> **RECORDED DATA**
>>>>

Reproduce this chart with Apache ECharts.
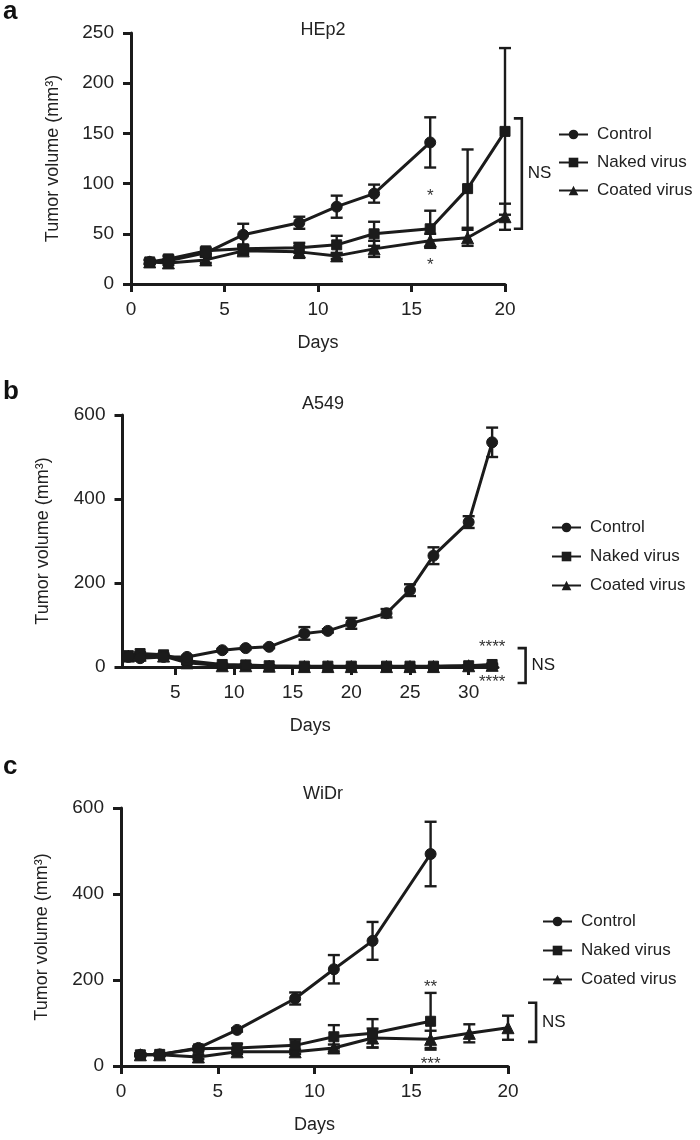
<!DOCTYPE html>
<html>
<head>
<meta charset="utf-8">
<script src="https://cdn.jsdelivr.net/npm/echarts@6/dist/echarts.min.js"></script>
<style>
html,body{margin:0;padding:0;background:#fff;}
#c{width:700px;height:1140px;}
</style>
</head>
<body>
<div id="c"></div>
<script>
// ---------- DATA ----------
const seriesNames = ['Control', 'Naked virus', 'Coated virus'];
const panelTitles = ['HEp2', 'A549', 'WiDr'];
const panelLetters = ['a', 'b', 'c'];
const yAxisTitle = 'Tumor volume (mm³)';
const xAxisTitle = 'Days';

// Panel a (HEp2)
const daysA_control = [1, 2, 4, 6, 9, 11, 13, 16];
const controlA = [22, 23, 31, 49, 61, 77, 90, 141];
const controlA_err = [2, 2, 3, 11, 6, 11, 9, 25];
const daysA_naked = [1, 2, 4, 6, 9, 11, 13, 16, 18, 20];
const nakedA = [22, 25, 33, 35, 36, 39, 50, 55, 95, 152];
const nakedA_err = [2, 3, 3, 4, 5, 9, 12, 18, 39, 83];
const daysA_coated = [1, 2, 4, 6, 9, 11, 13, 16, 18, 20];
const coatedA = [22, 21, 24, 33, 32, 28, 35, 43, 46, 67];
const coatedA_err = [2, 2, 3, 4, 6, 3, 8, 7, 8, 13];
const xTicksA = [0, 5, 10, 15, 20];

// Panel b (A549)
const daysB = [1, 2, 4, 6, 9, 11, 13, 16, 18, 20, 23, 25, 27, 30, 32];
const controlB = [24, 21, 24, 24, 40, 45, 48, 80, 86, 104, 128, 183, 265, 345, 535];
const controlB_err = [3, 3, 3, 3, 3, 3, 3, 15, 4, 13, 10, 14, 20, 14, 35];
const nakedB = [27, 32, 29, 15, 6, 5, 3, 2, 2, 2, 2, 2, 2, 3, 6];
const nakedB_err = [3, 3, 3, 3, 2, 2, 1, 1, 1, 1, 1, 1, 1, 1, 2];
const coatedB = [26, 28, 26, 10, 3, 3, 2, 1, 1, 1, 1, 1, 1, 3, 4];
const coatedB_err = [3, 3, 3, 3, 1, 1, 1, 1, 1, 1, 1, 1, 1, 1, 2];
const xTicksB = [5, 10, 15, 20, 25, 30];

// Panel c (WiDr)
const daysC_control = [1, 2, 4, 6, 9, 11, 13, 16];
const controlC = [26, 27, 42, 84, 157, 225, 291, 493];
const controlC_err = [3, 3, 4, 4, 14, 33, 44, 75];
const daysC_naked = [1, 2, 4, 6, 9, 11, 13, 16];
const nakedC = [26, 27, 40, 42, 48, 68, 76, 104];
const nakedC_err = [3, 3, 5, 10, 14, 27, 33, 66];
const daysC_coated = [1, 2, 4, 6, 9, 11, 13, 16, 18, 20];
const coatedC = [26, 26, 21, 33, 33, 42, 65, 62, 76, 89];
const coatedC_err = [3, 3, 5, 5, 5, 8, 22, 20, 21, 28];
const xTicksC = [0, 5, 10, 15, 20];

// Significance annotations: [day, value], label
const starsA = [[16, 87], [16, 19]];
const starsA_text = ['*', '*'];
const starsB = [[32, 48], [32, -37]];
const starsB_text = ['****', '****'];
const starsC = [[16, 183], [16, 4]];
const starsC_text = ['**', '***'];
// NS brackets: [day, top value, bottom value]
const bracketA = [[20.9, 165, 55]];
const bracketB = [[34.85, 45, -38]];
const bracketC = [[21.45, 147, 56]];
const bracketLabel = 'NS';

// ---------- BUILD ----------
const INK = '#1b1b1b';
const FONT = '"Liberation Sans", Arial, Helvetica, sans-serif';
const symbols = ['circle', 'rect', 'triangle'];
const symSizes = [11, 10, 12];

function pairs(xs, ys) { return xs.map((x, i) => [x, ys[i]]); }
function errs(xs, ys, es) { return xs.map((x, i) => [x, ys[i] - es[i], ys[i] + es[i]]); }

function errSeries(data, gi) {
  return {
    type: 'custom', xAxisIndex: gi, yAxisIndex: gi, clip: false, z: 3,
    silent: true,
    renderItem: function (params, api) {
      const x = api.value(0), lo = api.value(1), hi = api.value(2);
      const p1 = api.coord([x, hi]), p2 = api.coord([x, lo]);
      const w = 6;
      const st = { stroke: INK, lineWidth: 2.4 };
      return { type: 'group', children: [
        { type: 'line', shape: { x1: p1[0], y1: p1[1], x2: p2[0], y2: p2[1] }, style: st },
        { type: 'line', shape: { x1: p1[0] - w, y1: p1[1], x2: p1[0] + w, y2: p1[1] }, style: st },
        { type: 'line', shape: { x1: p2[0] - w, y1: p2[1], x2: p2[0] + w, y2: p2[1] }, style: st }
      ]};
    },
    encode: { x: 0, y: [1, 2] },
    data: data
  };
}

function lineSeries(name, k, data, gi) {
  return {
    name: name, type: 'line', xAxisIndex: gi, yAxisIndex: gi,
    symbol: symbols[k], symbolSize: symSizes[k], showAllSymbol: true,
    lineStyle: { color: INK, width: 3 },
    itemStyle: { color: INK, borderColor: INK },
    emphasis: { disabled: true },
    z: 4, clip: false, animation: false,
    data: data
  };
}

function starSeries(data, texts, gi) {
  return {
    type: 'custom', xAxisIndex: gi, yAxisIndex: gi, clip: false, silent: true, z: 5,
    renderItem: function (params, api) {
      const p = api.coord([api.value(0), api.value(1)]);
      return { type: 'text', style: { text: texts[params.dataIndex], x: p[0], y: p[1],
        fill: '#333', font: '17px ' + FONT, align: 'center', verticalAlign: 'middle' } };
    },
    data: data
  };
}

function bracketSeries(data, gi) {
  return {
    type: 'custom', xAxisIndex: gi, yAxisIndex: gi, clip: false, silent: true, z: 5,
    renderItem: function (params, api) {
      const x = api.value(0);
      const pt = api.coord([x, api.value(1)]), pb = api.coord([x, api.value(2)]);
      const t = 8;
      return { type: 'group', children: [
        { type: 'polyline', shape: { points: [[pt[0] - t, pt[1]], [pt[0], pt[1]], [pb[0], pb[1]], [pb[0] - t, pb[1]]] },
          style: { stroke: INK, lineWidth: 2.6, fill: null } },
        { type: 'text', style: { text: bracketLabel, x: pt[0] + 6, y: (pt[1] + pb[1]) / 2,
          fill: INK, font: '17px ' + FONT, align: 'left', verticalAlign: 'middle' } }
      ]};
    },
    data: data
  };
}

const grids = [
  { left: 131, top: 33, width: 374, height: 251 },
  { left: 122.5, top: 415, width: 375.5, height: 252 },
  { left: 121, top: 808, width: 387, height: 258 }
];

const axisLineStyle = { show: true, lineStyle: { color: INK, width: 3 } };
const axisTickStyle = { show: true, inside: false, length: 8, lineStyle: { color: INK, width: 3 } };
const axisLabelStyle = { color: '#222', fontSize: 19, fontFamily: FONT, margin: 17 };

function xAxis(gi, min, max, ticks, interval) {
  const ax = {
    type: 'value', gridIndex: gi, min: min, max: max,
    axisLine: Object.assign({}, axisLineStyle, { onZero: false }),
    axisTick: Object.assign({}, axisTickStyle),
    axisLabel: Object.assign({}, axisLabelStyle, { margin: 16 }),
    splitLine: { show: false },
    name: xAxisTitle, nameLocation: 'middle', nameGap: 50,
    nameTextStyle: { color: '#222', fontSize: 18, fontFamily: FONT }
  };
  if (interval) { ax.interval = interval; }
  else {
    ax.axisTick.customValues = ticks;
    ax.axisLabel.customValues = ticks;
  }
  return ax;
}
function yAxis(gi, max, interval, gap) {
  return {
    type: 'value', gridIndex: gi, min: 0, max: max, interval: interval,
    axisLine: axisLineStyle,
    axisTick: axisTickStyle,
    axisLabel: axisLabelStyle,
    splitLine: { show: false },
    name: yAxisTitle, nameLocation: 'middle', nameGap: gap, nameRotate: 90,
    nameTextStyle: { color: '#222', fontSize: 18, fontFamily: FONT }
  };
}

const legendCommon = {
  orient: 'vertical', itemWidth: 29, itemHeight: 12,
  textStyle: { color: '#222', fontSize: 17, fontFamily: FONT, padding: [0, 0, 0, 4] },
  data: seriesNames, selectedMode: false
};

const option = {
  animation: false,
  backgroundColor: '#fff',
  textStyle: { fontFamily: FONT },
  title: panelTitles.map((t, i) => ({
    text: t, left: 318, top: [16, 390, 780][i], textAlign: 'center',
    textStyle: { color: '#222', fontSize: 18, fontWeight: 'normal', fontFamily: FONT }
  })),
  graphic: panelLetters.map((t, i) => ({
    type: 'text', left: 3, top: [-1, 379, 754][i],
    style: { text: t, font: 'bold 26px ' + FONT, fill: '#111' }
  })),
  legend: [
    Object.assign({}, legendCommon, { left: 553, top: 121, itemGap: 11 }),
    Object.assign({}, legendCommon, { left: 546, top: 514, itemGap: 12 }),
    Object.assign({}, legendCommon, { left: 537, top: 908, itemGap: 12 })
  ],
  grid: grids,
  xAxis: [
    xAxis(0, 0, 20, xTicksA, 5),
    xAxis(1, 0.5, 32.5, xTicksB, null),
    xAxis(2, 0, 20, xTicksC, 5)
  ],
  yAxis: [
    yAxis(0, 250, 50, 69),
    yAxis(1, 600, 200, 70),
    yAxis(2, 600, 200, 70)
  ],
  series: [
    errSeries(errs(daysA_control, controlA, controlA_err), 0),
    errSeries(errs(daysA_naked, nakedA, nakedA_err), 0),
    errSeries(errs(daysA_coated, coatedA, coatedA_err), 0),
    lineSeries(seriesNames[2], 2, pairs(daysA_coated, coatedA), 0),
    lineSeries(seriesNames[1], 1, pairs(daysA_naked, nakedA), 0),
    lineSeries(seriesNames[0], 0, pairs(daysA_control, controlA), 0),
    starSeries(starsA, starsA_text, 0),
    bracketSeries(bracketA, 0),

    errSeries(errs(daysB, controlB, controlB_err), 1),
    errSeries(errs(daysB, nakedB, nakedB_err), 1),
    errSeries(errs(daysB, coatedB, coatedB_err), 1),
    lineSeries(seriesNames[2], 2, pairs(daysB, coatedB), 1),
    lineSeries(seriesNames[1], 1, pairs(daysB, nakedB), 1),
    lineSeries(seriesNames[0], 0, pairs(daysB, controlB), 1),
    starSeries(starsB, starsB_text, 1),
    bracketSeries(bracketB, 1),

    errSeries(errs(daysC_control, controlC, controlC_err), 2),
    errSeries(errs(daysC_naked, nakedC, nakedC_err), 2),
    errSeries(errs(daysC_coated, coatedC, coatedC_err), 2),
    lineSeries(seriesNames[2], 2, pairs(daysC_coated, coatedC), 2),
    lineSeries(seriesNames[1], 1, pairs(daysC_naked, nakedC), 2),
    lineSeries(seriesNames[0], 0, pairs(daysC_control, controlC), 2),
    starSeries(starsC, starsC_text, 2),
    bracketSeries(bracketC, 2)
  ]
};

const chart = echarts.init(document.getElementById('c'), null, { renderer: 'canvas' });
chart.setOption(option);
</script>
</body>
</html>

<<<<

Repeat only the lines from the beginning of the material through the line containing "const xTicksA = [0, 5, 10, 15, 20];", both ends kept, leaving pictures out.

> **TASK ANSWER**
Reproduce this chart with Apache ECharts.
<!DOCTYPE html>
<html>
<head>
<meta charset="utf-8">
<script src="https://cdn.jsdelivr.net/npm/echarts@6/dist/echarts.min.js"></script>
<style>
html,body{margin:0;padding:0;background:#fff;}
#c{width:700px;height:1140px;}
</style>
</head>
<body>
<div id="c"></div>
<script>
// ---------- DATA ----------
const seriesNames = ['Control', 'Naked virus', 'Coated virus'];
const panelTitles = ['HEp2', 'A549', 'WiDr'];
const panelLetters = ['a', 'b', 'c'];
const yAxisTitle = 'Tumor volume (mm³)';
const xAxisTitle = 'Days';

// Panel a (HEp2)
const daysA_control = [1, 2, 4, 6, 9, 11, 13, 16];
const controlA = [22, 23, 31, 49, 61, 77, 90, 141];
const controlA_err = [2, 2, 3, 11, 6, 11, 9, 25];
const daysA_naked = [1, 2, 4, 6, 9, 11, 13, 16, 18, 20];
const nakedA = [22, 25, 33, 35, 36, 39, 50, 55, 95, 152];
const nakedA_err = [2, 3, 3, 4, 5, 9, 12, 18, 39, 83];
const daysA_coated = [1, 2, 4, 6, 9, 11, 13, 16, 18, 20];
const coatedA = [22, 21, 24, 33, 32, 28, 35, 43, 46, 67];
const coatedA_err = [2, 2, 3, 4, 6, 3, 8, 7, 8, 13];
const xTicksA = [0, 5, 10, 15, 20];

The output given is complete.